In order to consistently change the passwords please check here. Sunstone doesn’t use oneadmin credentials, more information about admin users here.

Hi Daniel, thanks for the quick reply. When I reset the password as described in my original post above using the command oneuser passwd oneadmin --driver server_cipher <PASSWORD> I used the password that is stored in /var/lib/one/.one/one_auth as substitute for <PASSWORD>. When following the instructions you linked above and trying to execute oneuser passwd 0 <PASSWORD> I now run into an issue where oneuser itself quits with the following error message [one.user.passwd] User couldn't be authenticated, aborting call. Is it possible that the first password change for oneadmin used the wrong hash algorithm and the hash mismatch now causes oneuser passwd 0 <PASSWORD> to no longer execute properly? I do have another fallback admin user, is it possible to run oneuser in context of that other admin user in order to restore the oneadmin password?

I successfully restored the oneadmin password. The oneuser command and sunstone login both work again normally. However my original problem still persists. Newly created VMs are not being deployed automatically anymore and remain in PENDING (LCM_INIT) state indefinitely.

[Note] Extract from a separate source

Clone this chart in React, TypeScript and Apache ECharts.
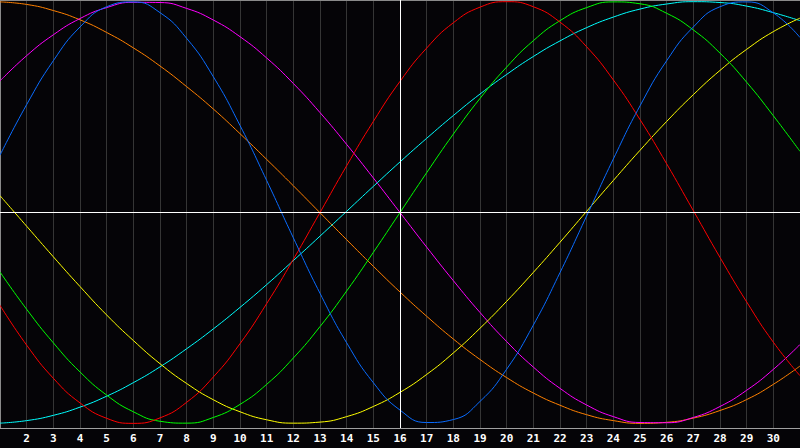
import React, { useEffect, useRef } from "react";
import * as echarts from "echarts";

const xValues = [1, 2, 3, 4, 5, 6, 7, 8, 9, 10, 11, 12, 13, 14, 15, 16, 17, 18, 19, 20, 21, 22, 23, 24, 25, 26, 27, 28, 29, 30, 31];

const redValues = [-0.44, -0.629, -0.786, -0.903, -0.976, -1.0, -0.974, -0.9, -0.78, -0.622, -0.432, -0.222, 0.0, 0.222, 0.432, 0.622, 0.78, 0.9, 0.974, 1.0, 0.976, 0.903, 0.786, 0.629, 0.441, 0.231, 0.009, -0.213, -0.424, -0.615, -0.774];
const greenValues = [-0.282, -0.459, -0.618, -0.756, -0.866, -0.945, -0.99, -0.999, -0.972, -0.91, -0.815, -0.69, -0.541, -0.372, -0.189, 0.0, 0.189, 0.372, 0.541, 0.69, 0.815, 0.91, 0.972, 0.999, 0.99, 0.945, 0.866, 0.756, 0.618, 0.459, 0.29];
const cyanValues = [-0.999, -0.987, -0.962, -0.923, -0.871, -0.807, -0.732, -0.646, -0.552, -0.45, -0.342, -0.228, -0.112, 0.006, 0.124, 0.24, 0.352, 0.46, 0.562, 0.655, 0.74, 0.814, 0.877, 0.927, 0.965, 0.989, 1.0, 0.996, 0.979, 0.948, 0.91];
const yellowValues = [0.08, -0.065, -0.21, -0.351, -0.486, -0.607, -0.717, -0.811, -0.888, -0.945, -0.983, -0.999, -0.994, -0.968, -0.92, -0.853, -0.768, -0.666, -0.549, -0.421, -0.284, -0.141, 0.006, 0.152, 0.295, 0.432, 0.559, 0.674, 0.774, 0.858, 0.922];
const orangeValues = [0.999, 0.987, 0.958, 0.914, 0.854, 0.781, 0.695, 0.597, 0.491, 0.374, 0.252, 0.127, -0.001, -0.129, -0.255, -0.377, -0.492, -0.6, -0.697, -0.783, -0.856, -0.914, -0.959, -0.987, -1.0, -0.995, -0.975, -0.939, -0.887, -0.815, -0.728];
const magentaValues = [0.624, 0.744, 0.843, 0.92, 0.972, 0.997, 0.996, 0.968, 0.913, 0.834, 0.733, 0.612, 0.474, 0.323, 0.164, 0.0, -0.164, -0.323, -0.474, -0.612, -0.733, -0.834, -0.913, -0.968, -0.996, -0.997, -0.972, -0.92, -0.843, -0.744, -0.626];
const blueValues = [0.272, 0.512, 0.72, 0.88, 0.976, 0.999, 0.948, 0.826, 0.644, 0.413, 0.152, -0.12, -0.383, -0.618, -0.807, -0.937, -0.996, -0.982, -0.896, -0.743, -0.534, -0.285, -0.016, 0.254, 0.506, 0.72, 0.88, 0.976, 0.999, 0.947, 0.83];

const curves = [
  { name: "Orange", color: "#ff8000", values: orangeValues },
  { name: "Magenta", color: "#ff00ff", values: magentaValues },
  { name: "Cyan", color: "#00ffff", values: cyanValues },
  { name: "Yellow", color: "#ffff00", values: yellowValues },
  { name: "Green", color: "#00ff00", values: greenValues },
  { name: "Red", color: "#ff0000", values: redValues },
  { name: "Blue", color: "#0a6cff", values: blueValues },
];

const crossX = 16;
const crossY = 0;

export default function App() {
  const ref = useRef<HTMLDivElement>(null);
  useEffect(() => {
    if (!ref.current) return;
    const chart = echarts.init(ref.current, null, { renderer: "svg" });
    const lineSeries = curves.map((c) => ({
      name: c.name,
      type: "line",
      data: xValues.map((x, i) => [x, c.values[i]]),
      smooth: true,
      showSymbol: false,
      symbol: "none",
      z: 3,
      lineStyle: { color: c.color, width: 1 },
      itemStyle: { color: c.color },
    }));
    chart.setOption({
      animation: false,
      backgroundColor: "#050407",
      grid: { left: 0, right: 0, top: 0, bottom: 20 },
      xAxis: [
        {
          type: "value",
          min: 1,
          max: 31,
          interval: 1,
          position: "bottom",
          axisLine: { show: true, onZero: false, lineStyle: { color: "#a0a0a0", width: 1 } },
          axisTick: { show: false },
          splitLine: { show: true, lineStyle: { color: "#353535", width: 1 } },
          axisLabel: {
            show: true,
            color: "#ffffff",
            fontFamily: "DejaVu Sans Mono",
            fontWeight: "bold",
            fontSize: 11,
            margin: 5,
            showMinLabel: false,
            showMaxLabel: false,
            formatter: (v: number) => (v <= 1 || v >= 31 ? "" : String(v)),
          },
        },
        {
          type: "value",
          min: 1,
          max: 31,
          position: "top",
          axisLine: { show: true, onZero: false, lineStyle: { color: "#8a8a8a", width: 1 } },
          axisTick: { show: false },
          axisLabel: { show: false },
          splitLine: { show: false },
        },
      ],
      yAxis: {
        type: "value",
        min: -1.022,
        max: 1.008,
        axisLine: { show: true, onZero: false, lineStyle: { color: "#8a8a8a", width: 1 } },
        axisTick: { show: false },
        axisLabel: { show: false },
        splitLine: { show: false },
      },
      series: [
        {
          type: "line",
          name: "cross",
          data: [[crossX, crossY]],
          symbol: "none",
          lineStyle: { opacity: 0 },
          z: 1,
          silent: true,
          markLine: {
            silent: true,
            symbol: "none",
            label: { show: false },
            lineStyle: { color: "#ffffff", width: 1, type: "solid" },
            data: [{ xAxis: crossX }, { yAxis: crossY }],
          },
        },
        ...lineSeries,
      ],
    });
    return () => chart.dispose();
  }, []);
  return (
    <div
      ref={ref}
      style={{ position: "fixed", left: 0, top: 0, width: 800, height: 448 }}
    />
  );
}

As mentioned in my original I suspect the problem is related to the following messages in /var/log/one/oned.log

Tue Jun 14 14:34:12 2022 [Z0][ReM][E]: Req:5440 UID:- one.system.config result FAILURE [one.system.config] User couldn't be authenticated, aborting call.
Tue Jun 14 14:34:14 2022 [Z0][ReM][D]: Req:6576 UID:-1 IP:127.0.0.1 one.system.config invoked 
Tue Jun 14 14:34:14 2022 [Z0][ReM][E]: Req:6576 UID:- one.system.config result FAILURE [one.system.config] User couldn't be authenticated, aborting call.
Tue Jun 14 14:34:16 2022 [Z0][ReM][D]: Req:2480 UID:-1 IP:127.0.0.1 one.system.config invoked 
Tue Jun 14 14:34:16 2022 [Z0][ReM][E]: Req:2480 UID:- one.system.config result FAILURE [one.system.config] User couldn't be authenticated, aborting call.
Tue Jun 14 14:34:18 2022 [Z0][ReM][D]: Req:8224 UID:-1 IP:127.0.0.1 one.system.config invoked 
Tue Jun 14 14:34:18 2022 [Z0][ReM][E]: Req:8224 UID:- one.system.config result FAILURE [one.system.config] User couldn't be authenticated, aborting call.
Tue Jun 14 14:34:20 2022 [Z0][ReM][D]: Req:6720 UID:-1 IP:127.0.0.1 one.system.config invoked 
Tue Jun 14 14:34:20 2022 [Z0][ReM][E]: Req:6720 UID:- one.system.config result FAILURE [one.system.config] User couldn't be authenticated, aborting call.

What could cause [one.system.config] not to be able to authenticate, how can this be fixed?

Can you run CLI commands, for example onevm list ? That call is issued by a oneadmin group user and for some reason is not being correctly authenticated.